Conducting a simple real-time statistical analysis of financial market activity does not necessarily require “sophisticated AI or machine learning,” says Guy Warren, CEO of ITRS, an application performance management and big data analytics provider.
The purpose of conducting such an analysis is to determine when a circuit breaker kicks in to catch and stop algorithmic trading activity that has exceeded volatility limits, whether that halt of trading was warranted, or what caused it. ITRS real-time monitoring and analytics tools let it act directly on a client’s behalf, triggering a “kill switch” or “pause,” so people can manually investigate relevant trading and market data, Warren explains.

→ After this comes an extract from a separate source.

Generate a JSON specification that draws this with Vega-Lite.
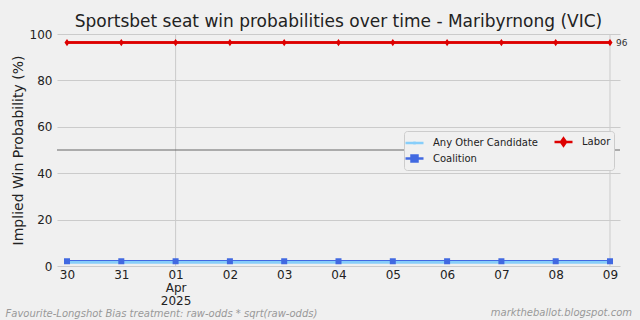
{
  "$schema": "https://vega.github.io/schema/vega-lite/v6.json",
  "autosize": "none",
  "width": 563,
  "height": 232,
  "padding": {"left": 57, "top": 34, "right": 20, "bottom": 54},
  "background": "#f0f0f0",
  "view": {"stroke": null, "fill": "#f0f0f0"},
  "config": {
    "font": "DejaVu Sans",
    "axis": {"labelFont": "DejaVu Sans", "titleFont": "DejaVu Sans", "domain": false, "ticks": false, "labelColor": "#222", "labelFontSize": 12},
    "legend": {"labelFont": "DejaVu Sans"}
  },
  "title": {
    "text": "Sportsbet seat win probabilities over time - Maribyrnong (VIC)",
    "fontSize": 17,
    "fontWeight": "normal",
    "font": "DejaVu Sans",
    "color": "#222",
    "anchor": "middle",
    "offset": -3
  },
  "datasets": {
    "probs": [
      {"date": "2025-03-30", "party": "Labor", "prob": 96.3},
      {"date": "2025-03-31", "party": "Labor", "prob": 96.3},
      {"date": "2025-04-01", "party": "Labor", "prob": 96.3},
      {"date": "2025-04-02", "party": "Labor", "prob": 96.3},
      {"date": "2025-04-03", "party": "Labor", "prob": 96.3},
      {"date": "2025-04-04", "party": "Labor", "prob": 96.3},
      {"date": "2025-04-05", "party": "Labor", "prob": 96.3},
      {"date": "2025-04-06", "party": "Labor", "prob": 96.3},
      {"date": "2025-04-07", "party": "Labor", "prob": 96.3},
      {"date": "2025-04-08", "party": "Labor", "prob": 96.3},
      {"date": "2025-04-09", "party": "Labor", "prob": 96.3},
      {"date": "2025-03-30", "party": "Coalition", "prob": 2.1},
      {"date": "2025-03-31", "party": "Coalition", "prob": 2.1},
      {"date": "2025-04-01", "party": "Coalition", "prob": 2.1},
      {"date": "2025-04-02", "party": "Coalition", "prob": 2.1},
      {"date": "2025-04-03", "party": "Coalition", "prob": 2.1},
      {"date": "2025-04-04", "party": "Coalition", "prob": 2.1},
      {"date": "2025-04-05", "party": "Coalition", "prob": 2.1},
      {"date": "2025-04-06", "party": "Coalition", "prob": 2.1},
      {"date": "2025-04-07", "party": "Coalition", "prob": 2.1},
      {"date": "2025-04-08", "party": "Coalition", "prob": 2.1},
      {"date": "2025-04-09", "party": "Coalition", "prob": 2.1},
      {"date": "2025-03-30", "party": "Any Other Candidate", "prob": 1.6},
      {"date": "2025-03-31", "party": "Any Other Candidate", "prob": 1.6},
      {"date": "2025-04-01", "party": "Any Other Candidate", "prob": 1.6},
      {"date": "2025-04-02", "party": "Any Other Candidate", "prob": 1.6},
      {"date": "2025-04-03", "party": "Any Other Candidate", "prob": 1.6},
      {"date": "2025-04-04", "party": "Any Other Candidate", "prob": 1.6},
      {"date": "2025-04-05", "party": "Any Other Candidate", "prob": 1.6},
      {"date": "2025-04-06", "party": "Any Other Candidate", "prob": 1.6},
      {"date": "2025-04-07", "party": "Any Other Candidate", "prob": 1.6},
      {"date": "2025-04-08", "party": "Any Other Candidate", "prob": 1.6},
      {"date": "2025-04-09", "party": "Any Other Candidate", "prob": 1.6}
    ],
    "vlines": [{"date": "2025-04-01"}, {"date": "2025-04-09"}],
    "hline": [{"level": 50}],
    "note": [{"text": "marktheballot.blogspot.com"}]
  },
  "layer": [
    {
      "data": {"name": "probs"},
      "mark": {"type": "line", "strokeWidth": 2.5},
      "encoding": {
        "x": {
          "field": "date", "type": "temporal",
          "scale": {"type": "utc", "padding": 10},
          "axis": {
            "values": [
              {"year": 2025, "month": 3, "date": 30, "utc": true},
              {"year": 2025, "month": 3, "date": 31, "utc": true},
              {"year": 2025, "month": 4, "date": 1, "utc": true},
              {"year": 2025, "month": 4, "date": 2, "utc": true},
              {"year": 2025, "month": 4, "date": 3, "utc": true},
              {"year": 2025, "month": 4, "date": 4, "utc": true},
              {"year": 2025, "month": 4, "date": 5, "utc": true},
              {"year": 2025, "month": 4, "date": 6, "utc": true},
              {"year": 2025, "month": 4, "date": 7, "utc": true},
              {"year": 2025, "month": 4, "date": 8, "utc": true},
              {"year": 2025, "month": 4, "date": 9, "utc": true}
            ],
            "labelExpr": "utcFormat(datum.value, '%d') == '01' ? ['01', 'Apr', '2025'] : utcFormat(datum.value, '%d')",
            "labelPadding": 3,
            "labelBaseline": "top",
            "labelLineHeight": 13,
            "grid": false,
            "title": "Favourite-Longshot Bias treatment: raw-odds * sqrt(raw-odds)",
            "titleFontSize": 10,
            "titleFontStyle": "italic",
            "titleFontWeight": "normal",
            "titleColor": "#999999",
            "titleAnchor": "start",
            "titleAlign": "left",
            "titleBaseline": "bottom",
            "titleX": -52,
            "titleY": 52
          }
        },
        "y": {
          "field": "prob", "type": "quantitative",
          "scale": {"domain": [0, 100]},
          "axis": {
            "values": [0, 20, 40, 60, 80, 100],
            "grid": true,
            "gridColor": "#cbcbcb",
            "gridWidth": 1,
            "labelPadding": 5,
            "title": "Implied Win Probability (%)",
            "titleFontSize": 14,
            "titleFontWeight": "normal",
            "titleColor": "#222",
            "titlePadding": 4
          }
        },
        "color": {
          "field": "party", "type": "nominal",
          "scale": {"domain": ["Any Other Candidate", "Coalition", "Labor"], "range": ["#87cefa", "#4169e1", "#dd0000"]},
          "legend": {
            "title": null,
            "orient": "none",
            "legendX": 347,
            "legendY": 97,
            "columns": 2,
            "columnPadding": 11,
            "rowPadding": -5,
            "fillColor": "#f0f0f0",
            "strokeColor": "#cccccc",
            "cornerRadius": 3,
            "padding": 3,
            "labelFontSize": 10,
            "labelColor": "#222",
            "symbolSize": 144,
            "symbolStrokeWidth": 2.5,
            "labelOffset": 11
          }
        }
      }
    },
    {
      "data": {"name": "vlines"},
      "mark": {"type": "rule", "color": "#cbcbcb", "strokeWidth": 1},
      "encoding": {
        "x": {"field": "date", "type": "temporal"}
      }
    },
    {
      "data": {"name": "hline"},
      "mark": {"type": "rule", "color": "#666666", "strokeWidth": 1},
      "encoding": {
        "y": {"field": "level", "type": "quantitative"}
      }
    },
    {
      "data": {"name": "probs"},
      "mark": {"type": "line", "strokeWidth": 2.5},
      "encoding": {
        "x": {"field": "date", "type": "temporal"},
        "y": {"field": "prob", "type": "quantitative"},
        "color": {"field": "party", "type": "nominal"}
      }
    },
    {
      "data": {"name": "probs"},
      "mark": {"type": "point", "filled": true, "size": 144, "opacity": 1, "strokeWidth": 0},
      "encoding": {
        "x": {"field": "date", "type": "temporal"},
        "y": {"field": "prob", "type": "quantitative"},
        "color": {"field": "party", "type": "nominal"},
        "shape": {"field": "party", "type": "nominal",
          "scale": {"domain": ["Any Other Candidate", "Coalition", "Labor"],
            "range": ["M-1.5,0L1.5,0M0,-0.25L0,0.25", "M-1.5,0L1.5,0M-0.5,-0.5L0.5,-0.5L0.5,0.5L-0.5,0.5Z", "M-1.5,0L1.5,0M0,-0.6L0.42,0L0,0.6L-0.42,0Z"]}}
      }
    },
    {
      "data": {"name": "probs"},
      "transform": [{"filter": "datum.party == 'Labor' && time(datum.date) == time('2025-04-09')"}],
      "mark": {"type": "text", "align": "left", "baseline": "middle", "dx": 6, "fontSize": 9, "color": "#333"},
      "encoding": {
        "x": {"field": "date", "type": "temporal"},
        "y": {"field": "prob", "type": "quantitative"},
        "text": {"field": "prob", "type": "quantitative", "format": ".0f"}
      }
    },
    {
      "data": {"name": "note"},
      "mark": {"type": "text", "align": "right", "baseline": "bottom", "dx": 12, "dy": 52, "fontSize": 10, "fontStyle": "italic", "color": "#999999"},
      "encoding": {
        "x": {"value": "width"},
        "y": {"value": "height"},
        "text": {"field": "text", "type": "nominal"}
      }
    }
  ]
}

Regulators are trying to get greater control and specificity around the use of such sudden stops of market activity, adds Warren.
“Regulators are right to push for firms to have the ability to catch fluctuations and pause activity,” he says. “They increased the number of liquidity venues subject to a requirement to catch fluctuations — in response to a very large OTC presence which they thought might be manipulated.”

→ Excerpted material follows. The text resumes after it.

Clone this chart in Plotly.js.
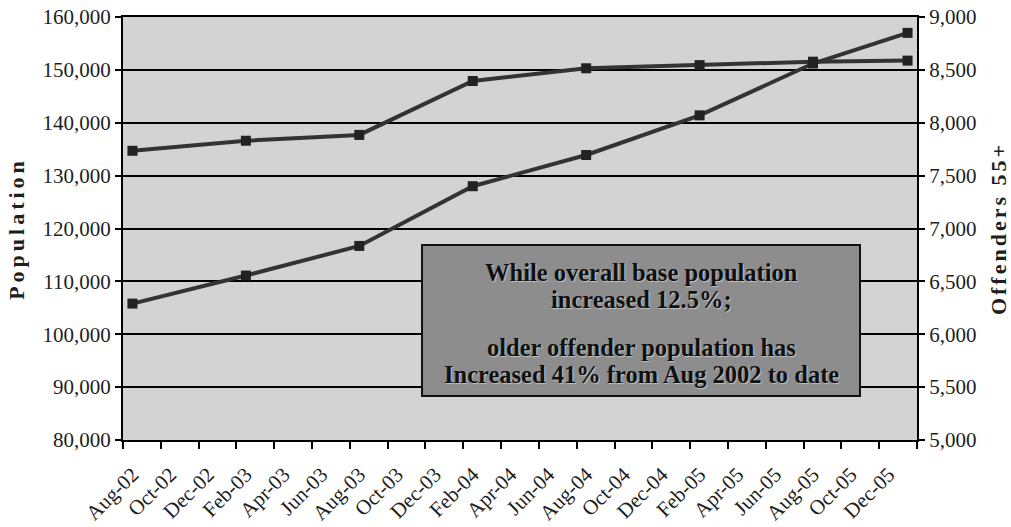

The regulatory push is driving more interest in implementing circuit breakers, but regulators’ wishes appear to now be better timed. Technological capabilities now make it possible to monitor ticks for 1 million instruments coming from different asset classes and regions, in a manner that was impossible four years ago. As a result, the position of some regulators that firms ought to be able to monitor all the instruments they are dealing with is now feasible when it wasn’t before, Warren explains.

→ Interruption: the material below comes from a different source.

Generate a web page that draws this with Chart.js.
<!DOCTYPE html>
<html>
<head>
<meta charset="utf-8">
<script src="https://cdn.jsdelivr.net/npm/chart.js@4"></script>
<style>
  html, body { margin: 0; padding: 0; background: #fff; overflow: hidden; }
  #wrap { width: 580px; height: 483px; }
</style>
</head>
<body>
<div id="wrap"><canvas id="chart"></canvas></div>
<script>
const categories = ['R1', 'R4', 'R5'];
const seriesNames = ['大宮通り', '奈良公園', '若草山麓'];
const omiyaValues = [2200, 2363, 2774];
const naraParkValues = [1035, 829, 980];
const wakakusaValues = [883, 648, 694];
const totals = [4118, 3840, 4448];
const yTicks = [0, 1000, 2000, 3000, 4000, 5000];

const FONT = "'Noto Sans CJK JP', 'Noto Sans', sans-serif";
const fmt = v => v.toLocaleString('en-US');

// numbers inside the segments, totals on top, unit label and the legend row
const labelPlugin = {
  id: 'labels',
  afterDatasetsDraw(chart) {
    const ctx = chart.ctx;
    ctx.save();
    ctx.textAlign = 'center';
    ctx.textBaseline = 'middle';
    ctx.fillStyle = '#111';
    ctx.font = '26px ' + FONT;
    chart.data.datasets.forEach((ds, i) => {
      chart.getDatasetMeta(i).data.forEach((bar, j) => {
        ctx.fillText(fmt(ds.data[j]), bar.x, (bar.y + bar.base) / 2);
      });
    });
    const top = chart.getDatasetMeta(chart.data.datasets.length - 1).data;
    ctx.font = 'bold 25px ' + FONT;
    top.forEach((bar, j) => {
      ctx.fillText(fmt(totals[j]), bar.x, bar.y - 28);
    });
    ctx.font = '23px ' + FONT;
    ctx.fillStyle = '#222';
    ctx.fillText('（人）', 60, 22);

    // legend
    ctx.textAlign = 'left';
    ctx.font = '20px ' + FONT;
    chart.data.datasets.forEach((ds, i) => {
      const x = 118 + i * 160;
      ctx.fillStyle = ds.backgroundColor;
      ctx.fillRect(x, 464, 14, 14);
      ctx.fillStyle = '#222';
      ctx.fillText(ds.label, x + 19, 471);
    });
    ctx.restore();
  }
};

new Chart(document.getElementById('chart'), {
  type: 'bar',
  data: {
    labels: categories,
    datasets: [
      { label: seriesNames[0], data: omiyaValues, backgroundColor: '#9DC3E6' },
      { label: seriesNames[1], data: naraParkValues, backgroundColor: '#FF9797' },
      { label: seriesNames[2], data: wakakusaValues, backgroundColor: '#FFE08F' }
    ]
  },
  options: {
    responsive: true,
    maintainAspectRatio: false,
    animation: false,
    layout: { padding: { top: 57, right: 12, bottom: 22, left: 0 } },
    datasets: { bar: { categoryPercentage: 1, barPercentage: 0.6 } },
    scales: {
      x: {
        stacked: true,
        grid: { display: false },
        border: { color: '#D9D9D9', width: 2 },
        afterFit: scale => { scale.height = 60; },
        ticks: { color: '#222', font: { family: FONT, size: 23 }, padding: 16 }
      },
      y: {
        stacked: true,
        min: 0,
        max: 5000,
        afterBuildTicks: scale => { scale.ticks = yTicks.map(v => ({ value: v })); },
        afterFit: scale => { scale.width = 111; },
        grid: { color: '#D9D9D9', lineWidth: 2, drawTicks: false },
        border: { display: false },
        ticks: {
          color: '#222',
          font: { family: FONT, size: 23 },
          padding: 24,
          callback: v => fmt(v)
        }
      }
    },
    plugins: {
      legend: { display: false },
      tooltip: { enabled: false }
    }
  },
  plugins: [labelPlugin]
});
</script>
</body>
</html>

Better technology makes it possible for computers to check market news that is triggering extreme price changes and evaluation if those fluctuations are genuine, he observes. “Telling if what’s happening is right can be done cost-effectively,” says Warren. “That’s not only on liquidity venues, because they have a matching engine or it’s not too hard to build one in, but on trading venues, it is possible. Most regulation will come in on trading venues, because that’s the safest place to try to catch [an unjust fluctuation]. The trading venues are trying to stop participants from putting bad trades or rogue data into the marketplace.”